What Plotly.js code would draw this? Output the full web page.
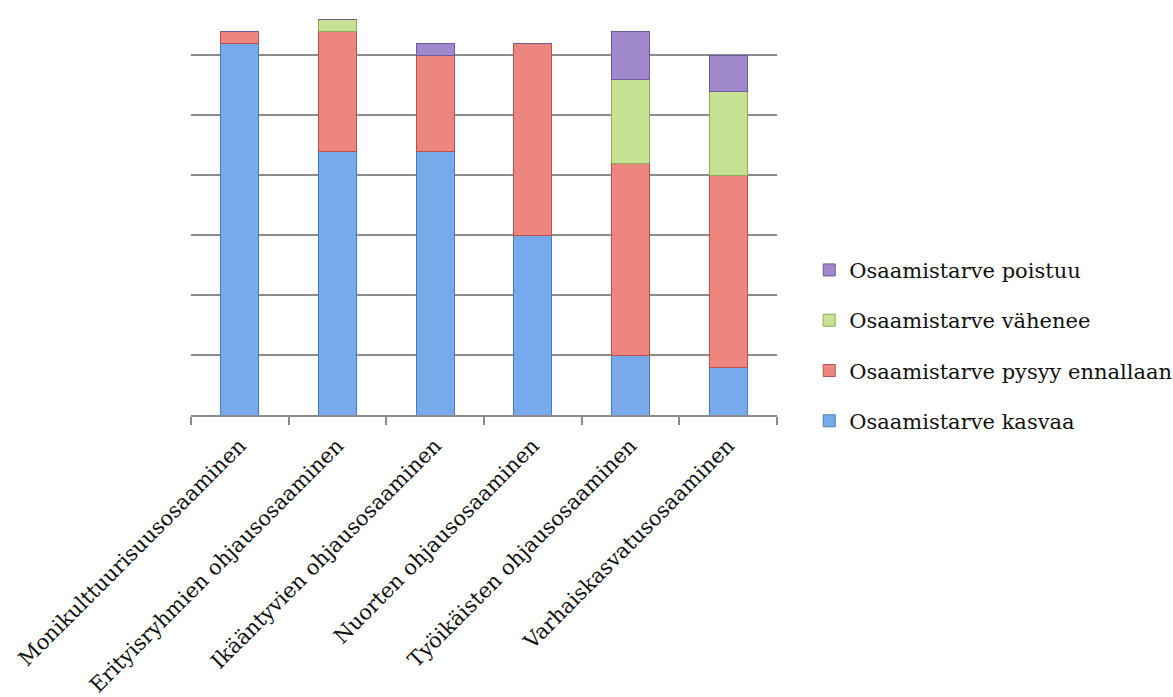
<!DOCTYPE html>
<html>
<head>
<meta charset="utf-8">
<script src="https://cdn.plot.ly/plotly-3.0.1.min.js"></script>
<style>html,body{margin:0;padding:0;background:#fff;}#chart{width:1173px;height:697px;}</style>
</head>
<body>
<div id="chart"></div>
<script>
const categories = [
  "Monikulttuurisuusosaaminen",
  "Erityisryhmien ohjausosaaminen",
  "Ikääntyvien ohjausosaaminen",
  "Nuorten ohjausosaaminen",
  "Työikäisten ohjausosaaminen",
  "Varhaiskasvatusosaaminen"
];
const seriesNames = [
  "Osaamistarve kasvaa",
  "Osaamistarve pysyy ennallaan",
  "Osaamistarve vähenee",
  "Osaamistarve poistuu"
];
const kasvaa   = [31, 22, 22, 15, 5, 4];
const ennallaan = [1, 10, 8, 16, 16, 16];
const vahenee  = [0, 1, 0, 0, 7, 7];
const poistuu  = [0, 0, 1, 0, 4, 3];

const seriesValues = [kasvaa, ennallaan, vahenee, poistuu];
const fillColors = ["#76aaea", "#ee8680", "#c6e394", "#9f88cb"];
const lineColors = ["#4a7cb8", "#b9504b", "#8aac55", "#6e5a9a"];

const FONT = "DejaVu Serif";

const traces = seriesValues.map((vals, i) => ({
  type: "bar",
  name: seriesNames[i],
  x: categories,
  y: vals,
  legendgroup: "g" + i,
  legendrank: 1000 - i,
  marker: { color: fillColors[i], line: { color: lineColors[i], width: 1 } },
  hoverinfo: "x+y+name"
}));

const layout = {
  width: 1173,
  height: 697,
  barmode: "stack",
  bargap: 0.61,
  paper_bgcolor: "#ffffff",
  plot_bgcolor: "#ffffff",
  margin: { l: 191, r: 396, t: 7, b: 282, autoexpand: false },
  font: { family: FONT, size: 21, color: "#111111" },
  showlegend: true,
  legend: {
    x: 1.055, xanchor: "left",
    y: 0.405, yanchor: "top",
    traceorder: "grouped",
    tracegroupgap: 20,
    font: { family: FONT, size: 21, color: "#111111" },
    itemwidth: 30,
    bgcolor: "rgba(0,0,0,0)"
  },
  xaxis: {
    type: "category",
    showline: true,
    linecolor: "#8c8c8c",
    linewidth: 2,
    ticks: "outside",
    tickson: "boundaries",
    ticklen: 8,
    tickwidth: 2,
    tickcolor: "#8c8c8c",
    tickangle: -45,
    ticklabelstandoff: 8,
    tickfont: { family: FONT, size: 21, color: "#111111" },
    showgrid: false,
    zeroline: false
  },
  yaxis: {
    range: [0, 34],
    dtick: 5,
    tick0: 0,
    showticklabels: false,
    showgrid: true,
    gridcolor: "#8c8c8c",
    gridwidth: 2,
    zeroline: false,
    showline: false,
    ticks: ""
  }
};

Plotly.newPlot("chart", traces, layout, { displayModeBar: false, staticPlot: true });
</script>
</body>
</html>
____________
■ Task description ■
Leaving the pictures aside, transcribe the entire listing exactly.

■ Solution to the problem ■
What Plotly.js code would draw this? Output the full web page.
<!DOCTYPE html>
<html>
<head>
<meta charset="utf-8">
<script src="https://cdn.plot.ly/plotly-3.0.1.min.js"></script>
<style>html,body{margin:0;padding:0;background:#fff;}#chart{width:1173px;height:697px;}</style>
</head>
<body>
<div id="chart"></div>
<script>
const categories = [
  "Monikulttuurisuusosaaminen",
  "Erityisryhmien ohjausosaaminen",
  "Ikääntyvien ohjausosaaminen",
  "Nuorten ohjausosaaminen",
  "Työikäisten ohjausosaaminen",
  "Varhaiskasvatusosaaminen"
];
const seriesNames = [
  "Osaamistarve kasvaa",
  "Osaamistarve pysyy ennallaan",
  "Osaamistarve vähenee",
  "Osaamistarve poistuu"
];
const kasvaa   = [31, 22, 22, 15, 5, 4];
const ennallaan = [1, 10, 8, 16, 16, 16];
const vahenee  = [0, 1, 0, 0, 7, 7];
const poistuu  = [0, 0, 1, 0, 4, 3];

const seriesValues = [kasvaa, ennallaan, vahenee, poistuu];
const fillColors = ["#76aaea", "#ee8680", "#c6e394", "#9f88cb"];
const lineColors = ["#4a7cb8", "#b9504b", "#8aac55", "#6e5a9a"];

const FONT = "DejaVu Serif";

const traces = seriesValues.map((vals, i) => ({
  type: "bar",
  name: seriesNames[i],
  x: categories,
  y: vals,
  legendgroup: "g" + i,
  legendrank: 1000 - i,
  marker: { color: fillColors[i], line: { color: lineColors[i], width: 1 } },
  hoverinfo: "x+y+name"
}));

const layout = {
  width: 1173,
  height: 697,
  barmode: "stack",
  bargap: 0.61,
  paper_bgcolor: "#ffffff",
  plot_bgcolor: "#ffffff",
  margin: { l: 191, r: 396, t: 7, b: 282, autoexpand: false },
  font: { family: FONT, size: 21, color: "#111111" },
  showlegend: true,
  legend: {
    x: 1.055, xanchor: "left",
    y: 0.405, yanchor: "top",
    traceorder: "grouped",
    tracegroupgap: 20,
    font: { family: FONT, size: 21, color: "#111111" },
    itemwidth: 30,
    bgcolor: "rgba(0,0,0,0)"
  },
  xaxis: {
    type: "category",
    showline: true,
    linecolor: "#8c8c8c",
    linewidth: 2,
    ticks: "outside",
    tickson: "boundaries",
    ticklen: 8,
    tickwidth: 2,
    tickcolor: "#8c8c8c",
    tickangle: -45,
    ticklabelstandoff: 8,
    tickfont: { family: FONT, size: 21, color: "#111111" },
    showgrid: false,
    zeroline: false
  },
  yaxis: {
    range: [0, 34],
    dtick: 5,
    tick0: 0,
    showticklabels: false,
    showgrid: true,
    gridcolor: "#8c8c8c",
    gridwidth: 2,
    zeroline: false,
    showline: false,
    ticks: ""
  }
};

Plotly.newPlot("chart", traces, layout, { displayModeBar: false, staticPlot: true });
</script>
</body>
</html>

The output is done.